Word for word, set down the records and skip each picture.
** BEGIN PROVIDED RECORDS **
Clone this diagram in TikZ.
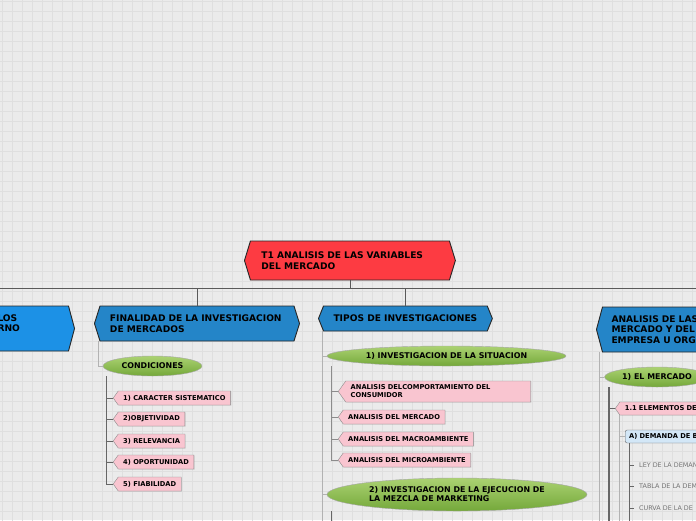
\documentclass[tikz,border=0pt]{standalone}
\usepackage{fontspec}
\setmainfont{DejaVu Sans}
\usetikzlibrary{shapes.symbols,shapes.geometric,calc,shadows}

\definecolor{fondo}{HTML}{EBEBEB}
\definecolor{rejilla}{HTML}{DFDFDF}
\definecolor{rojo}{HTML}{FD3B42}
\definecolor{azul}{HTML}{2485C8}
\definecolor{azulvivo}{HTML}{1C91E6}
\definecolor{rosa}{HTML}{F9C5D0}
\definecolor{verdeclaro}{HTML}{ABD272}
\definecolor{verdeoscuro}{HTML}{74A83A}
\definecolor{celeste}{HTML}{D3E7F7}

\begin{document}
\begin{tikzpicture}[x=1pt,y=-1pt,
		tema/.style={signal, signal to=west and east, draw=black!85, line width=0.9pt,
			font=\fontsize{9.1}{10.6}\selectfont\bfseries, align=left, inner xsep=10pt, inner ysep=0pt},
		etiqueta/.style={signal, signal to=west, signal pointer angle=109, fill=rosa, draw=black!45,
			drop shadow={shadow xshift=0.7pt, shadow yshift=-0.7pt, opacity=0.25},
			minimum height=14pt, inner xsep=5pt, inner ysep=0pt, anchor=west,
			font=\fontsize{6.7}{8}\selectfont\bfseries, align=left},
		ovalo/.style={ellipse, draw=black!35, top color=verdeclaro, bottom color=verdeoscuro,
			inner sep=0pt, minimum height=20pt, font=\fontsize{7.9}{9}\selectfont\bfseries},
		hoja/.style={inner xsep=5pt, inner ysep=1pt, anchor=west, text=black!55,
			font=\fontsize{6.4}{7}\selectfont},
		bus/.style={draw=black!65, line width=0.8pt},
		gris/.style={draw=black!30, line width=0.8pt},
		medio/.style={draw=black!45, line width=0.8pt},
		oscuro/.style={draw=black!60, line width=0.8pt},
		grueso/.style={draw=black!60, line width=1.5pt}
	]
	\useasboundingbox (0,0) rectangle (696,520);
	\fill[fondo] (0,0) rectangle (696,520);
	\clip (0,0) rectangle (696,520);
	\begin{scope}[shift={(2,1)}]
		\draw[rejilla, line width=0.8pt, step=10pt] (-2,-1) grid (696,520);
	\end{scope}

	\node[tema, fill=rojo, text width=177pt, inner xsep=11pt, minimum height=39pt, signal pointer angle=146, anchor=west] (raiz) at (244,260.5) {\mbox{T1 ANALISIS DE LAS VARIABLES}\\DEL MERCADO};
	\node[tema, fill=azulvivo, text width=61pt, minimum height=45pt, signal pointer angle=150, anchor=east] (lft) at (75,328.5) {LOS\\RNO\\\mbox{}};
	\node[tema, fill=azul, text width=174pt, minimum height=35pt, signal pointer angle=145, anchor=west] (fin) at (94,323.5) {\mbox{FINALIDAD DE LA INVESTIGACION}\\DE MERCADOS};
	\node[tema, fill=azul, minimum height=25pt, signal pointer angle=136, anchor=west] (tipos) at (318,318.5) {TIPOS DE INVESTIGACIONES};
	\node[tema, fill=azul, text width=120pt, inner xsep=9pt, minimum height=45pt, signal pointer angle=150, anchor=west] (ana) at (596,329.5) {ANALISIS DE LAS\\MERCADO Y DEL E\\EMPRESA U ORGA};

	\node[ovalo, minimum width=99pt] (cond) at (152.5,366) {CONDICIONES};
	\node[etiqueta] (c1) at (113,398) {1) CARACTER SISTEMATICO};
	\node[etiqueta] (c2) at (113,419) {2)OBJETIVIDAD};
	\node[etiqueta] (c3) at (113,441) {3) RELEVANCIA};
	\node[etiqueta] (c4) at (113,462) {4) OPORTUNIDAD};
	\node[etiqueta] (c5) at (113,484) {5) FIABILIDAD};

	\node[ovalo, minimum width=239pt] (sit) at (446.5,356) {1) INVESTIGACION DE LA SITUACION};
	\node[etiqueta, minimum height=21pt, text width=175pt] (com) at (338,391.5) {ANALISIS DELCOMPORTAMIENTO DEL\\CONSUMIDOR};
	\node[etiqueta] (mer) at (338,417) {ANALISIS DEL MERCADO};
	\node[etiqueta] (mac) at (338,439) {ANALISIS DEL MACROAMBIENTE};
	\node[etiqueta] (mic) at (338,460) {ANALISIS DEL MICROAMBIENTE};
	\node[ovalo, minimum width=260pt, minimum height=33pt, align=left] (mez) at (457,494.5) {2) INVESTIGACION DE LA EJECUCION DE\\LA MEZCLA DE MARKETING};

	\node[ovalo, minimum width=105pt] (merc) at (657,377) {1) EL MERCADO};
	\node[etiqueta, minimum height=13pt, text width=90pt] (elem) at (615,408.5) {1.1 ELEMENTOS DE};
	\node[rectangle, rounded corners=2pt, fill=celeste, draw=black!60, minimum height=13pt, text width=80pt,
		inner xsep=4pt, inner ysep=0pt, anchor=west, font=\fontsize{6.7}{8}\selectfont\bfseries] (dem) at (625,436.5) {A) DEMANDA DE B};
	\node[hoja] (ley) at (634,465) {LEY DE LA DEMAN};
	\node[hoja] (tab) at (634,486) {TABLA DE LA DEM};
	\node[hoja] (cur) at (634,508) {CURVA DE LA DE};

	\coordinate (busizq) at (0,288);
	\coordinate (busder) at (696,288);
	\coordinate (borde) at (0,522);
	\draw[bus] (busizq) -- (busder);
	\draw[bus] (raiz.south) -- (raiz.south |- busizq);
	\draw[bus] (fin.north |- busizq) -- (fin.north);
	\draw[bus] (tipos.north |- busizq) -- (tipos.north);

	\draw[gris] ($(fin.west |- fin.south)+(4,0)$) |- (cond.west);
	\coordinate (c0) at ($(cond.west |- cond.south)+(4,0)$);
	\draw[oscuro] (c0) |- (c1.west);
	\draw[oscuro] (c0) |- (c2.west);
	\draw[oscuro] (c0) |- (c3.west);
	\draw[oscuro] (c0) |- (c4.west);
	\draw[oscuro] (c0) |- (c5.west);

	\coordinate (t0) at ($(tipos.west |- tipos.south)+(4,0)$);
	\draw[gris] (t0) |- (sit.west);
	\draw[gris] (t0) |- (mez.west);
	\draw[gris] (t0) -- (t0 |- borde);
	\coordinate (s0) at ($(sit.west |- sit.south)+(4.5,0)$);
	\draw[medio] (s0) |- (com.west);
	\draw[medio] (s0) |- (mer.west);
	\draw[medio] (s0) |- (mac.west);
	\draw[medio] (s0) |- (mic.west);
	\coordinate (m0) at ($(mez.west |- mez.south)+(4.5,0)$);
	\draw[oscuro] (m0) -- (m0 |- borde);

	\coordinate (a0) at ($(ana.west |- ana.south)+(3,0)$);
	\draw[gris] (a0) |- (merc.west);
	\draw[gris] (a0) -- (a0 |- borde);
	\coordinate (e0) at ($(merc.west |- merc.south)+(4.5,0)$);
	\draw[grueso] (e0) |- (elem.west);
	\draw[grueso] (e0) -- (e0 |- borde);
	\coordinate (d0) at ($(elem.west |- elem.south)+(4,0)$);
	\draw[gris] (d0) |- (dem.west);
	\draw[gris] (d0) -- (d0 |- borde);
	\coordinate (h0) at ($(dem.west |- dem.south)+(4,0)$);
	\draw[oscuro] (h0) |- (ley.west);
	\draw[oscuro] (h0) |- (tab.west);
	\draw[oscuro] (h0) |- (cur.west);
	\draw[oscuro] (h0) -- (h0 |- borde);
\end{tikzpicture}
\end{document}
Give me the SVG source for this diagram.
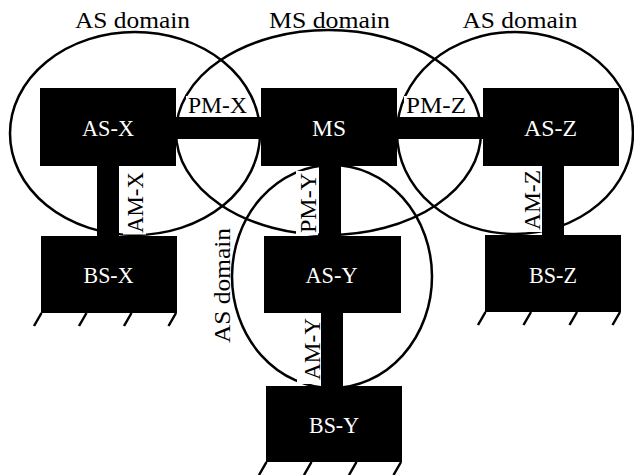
** END PROVIDED RECORDS **
▸ FINISHED EXERCISE:
Clone this diagram in TikZ.
\documentclass[tikz,border=0pt]{standalone}
\usepackage{fontspec}
\setmainfont{DejaVu Sans}
\usetikzlibrary{shapes.symbols,shapes.geometric,calc,shadows}

\definecolor{fondo}{HTML}{EBEBEB}
\definecolor{rejilla}{HTML}{DFDFDF}
\definecolor{rojo}{HTML}{FD3B42}
\definecolor{azul}{HTML}{2485C8}
\definecolor{azulvivo}{HTML}{1C91E6}
\definecolor{rosa}{HTML}{F9C5D0}
\definecolor{verdeclaro}{HTML}{ABD272}
\definecolor{verdeoscuro}{HTML}{74A83A}
\definecolor{celeste}{HTML}{D3E7F7}

\begin{document}
\begin{tikzpicture}[x=1pt,y=-1pt,
		tema/.style={signal, signal to=west and east, draw=black!85, line width=0.9pt,
			font=\fontsize{9.1}{10.6}\selectfont\bfseries, align=left, inner xsep=10pt, inner ysep=0pt},
		etiqueta/.style={signal, signal to=west, signal pointer angle=109, fill=rosa, draw=black!45,
			drop shadow={shadow xshift=0.7pt, shadow yshift=-0.7pt, opacity=0.25},
			minimum height=14pt, inner xsep=5pt, inner ysep=0pt, anchor=west,
			font=\fontsize{6.7}{8}\selectfont\bfseries, align=left},
		ovalo/.style={ellipse, draw=black!35, top color=verdeclaro, bottom color=verdeoscuro,
			inner sep=0pt, minimum height=20pt, font=\fontsize{7.9}{9}\selectfont\bfseries},
		hoja/.style={inner xsep=5pt, inner ysep=1pt, anchor=west, text=black!55,
			font=\fontsize{6.4}{7}\selectfont},
		bus/.style={draw=black!65, line width=0.8pt},
		gris/.style={draw=black!30, line width=0.8pt},
		medio/.style={draw=black!45, line width=0.8pt},
		oscuro/.style={draw=black!60, line width=0.8pt},
		grueso/.style={draw=black!60, line width=1.5pt}
	]
	\useasboundingbox (0,0) rectangle (696,520);
	\fill[fondo] (0,0) rectangle (696,520);
	\clip (0,0) rectangle (696,520);
	\begin{scope}[shift={(2,1)}]
		\draw[rejilla, line width=0.8pt, step=10pt] (-2,-1) grid (696,520);
	\end{scope}

	\node[tema, fill=rojo, text width=177pt, inner xsep=11pt, minimum height=39pt, signal pointer angle=146, anchor=west] (raiz) at (244,260.5) {\mbox{T1 ANALISIS DE LAS VARIABLES}\\DEL MERCADO};
	\node[tema, fill=azulvivo, text width=61pt, minimum height=45pt, signal pointer angle=150, anchor=east] (lft) at (75,328.5) {LOS\\RNO\\\mbox{}};
	\node[tema, fill=azul, text width=174pt, minimum height=35pt, signal pointer angle=145, anchor=west] (fin) at (94,323.5) {\mbox{FINALIDAD DE LA INVESTIGACION}\\DE MERCADOS};
	\node[tema, fill=azul, minimum height=25pt, signal pointer angle=136, anchor=west] (tipos) at (318,318.5) {TIPOS DE INVESTIGACIONES};
	\node[tema, fill=azul, text width=120pt, inner xsep=9pt, minimum height=45pt, signal pointer angle=150, anchor=west] (ana) at (596,329.5) {ANALISIS DE LAS\\MERCADO Y DEL E\\EMPRESA U ORGA};

	\node[ovalo, minimum width=99pt] (cond) at (152.5,366) {CONDICIONES};
	\node[etiqueta] (c1) at (113,398) {1) CARACTER SISTEMATICO};
	\node[etiqueta] (c2) at (113,419) {2)OBJETIVIDAD};
	\node[etiqueta] (c3) at (113,441) {3) RELEVANCIA};
	\node[etiqueta] (c4) at (113,462) {4) OPORTUNIDAD};
	\node[etiqueta] (c5) at (113,484) {5) FIABILIDAD};

	\node[ovalo, minimum width=239pt] (sit) at (446.5,356) {1) INVESTIGACION DE LA SITUACION};
	\node[etiqueta, minimum height=21pt, text width=175pt] (com) at (338,391.5) {ANALISIS DELCOMPORTAMIENTO DEL\\CONSUMIDOR};
	\node[etiqueta] (mer) at (338,417) {ANALISIS DEL MERCADO};
	\node[etiqueta] (mac) at (338,439) {ANALISIS DEL MACROAMBIENTE};
	\node[etiqueta] (mic) at (338,460) {ANALISIS DEL MICROAMBIENTE};
	\node[ovalo, minimum width=260pt, minimum height=33pt, align=left] (mez) at (457,494.5) {2) INVESTIGACION DE LA EJECUCION DE\\LA MEZCLA DE MARKETING};

	\node[ovalo, minimum width=105pt] (merc) at (657,377) {1) EL MERCADO};
	\node[etiqueta, minimum height=13pt, text width=90pt] (elem) at (615,408.5) {1.1 ELEMENTOS DE};
	\node[rectangle, rounded corners=2pt, fill=celeste, draw=black!60, minimum height=13pt, text width=80pt,
		inner xsep=4pt, inner ysep=0pt, anchor=west, font=\fontsize{6.7}{8}\selectfont\bfseries] (dem) at (625,436.5) {A) DEMANDA DE B};
	\node[hoja] (ley) at (634,465) {LEY DE LA DEMAN};
	\node[hoja] (tab) at (634,486) {TABLA DE LA DEM};
	\node[hoja] (cur) at (634,508) {CURVA DE LA DE};

	\coordinate (busizq) at (0,288);
	\coordinate (busder) at (696,288);
	\coordinate (borde) at (0,522);
	\draw[bus] (busizq) -- (busder);
	\draw[bus] (raiz.south) -- (raiz.south |- busizq);
	\draw[bus] (fin.north |- busizq) -- (fin.north);
	\draw[bus] (tipos.north |- busizq) -- (tipos.north);

	\draw[gris] ($(fin.west |- fin.south)+(4,0)$) |- (cond.west);
	\coordinate (c0) at ($(cond.west |- cond.south)+(4,0)$);
	\draw[oscuro] (c0) |- (c1.west);
	\draw[oscuro] (c0) |- (c2.west);
	\draw[oscuro] (c0) |- (c3.west);
	\draw[oscuro] (c0) |- (c4.west);
	\draw[oscuro] (c0) |- (c5.west);

	\coordinate (t0) at ($(tipos.west |- tipos.south)+(4,0)$);
	\draw[gris] (t0) |- (sit.west);
	\draw[gris] (t0) |- (mez.west);
	\draw[gris] (t0) -- (t0 |- borde);
	\coordinate (s0) at ($(sit.west |- sit.south)+(4.5,0)$);
	\draw[medio] (s0) |- (com.west);
	\draw[medio] (s0) |- (mer.west);
	\draw[medio] (s0) |- (mac.west);
	\draw[medio] (s0) |- (mic.west);
	\coordinate (m0) at ($(mez.west |- mez.south)+(4.5,0)$);
	\draw[oscuro] (m0) -- (m0 |- borde);

	\coordinate (a0) at ($(ana.west |- ana.south)+(3,0)$);
	\draw[gris] (a0) |- (merc.west);
	\draw[gris] (a0) -- (a0 |- borde);
	\coordinate (e0) at ($(merc.west |- merc.south)+(4.5,0)$);
	\draw[grueso] (e0) |- (elem.west);
	\draw[grueso] (e0) -- (e0 |- borde);
	\coordinate (d0) at ($(elem.west |- elem.south)+(4,0)$);
	\draw[gris] (d0) |- (dem.west);
	\draw[gris] (d0) -- (d0 |- borde);
	\coordinate (h0) at ($(dem.west |- dem.south)+(4,0)$);
	\draw[oscuro] (h0) |- (ley.west);
	\draw[oscuro] (h0) |- (tab.west);
	\draw[oscuro] (h0) |- (cur.west);
	\draw[oscuro] (h0) -- (h0 |- borde);
\end{tikzpicture}
\end{document}
Give me the SVG source for this diagram.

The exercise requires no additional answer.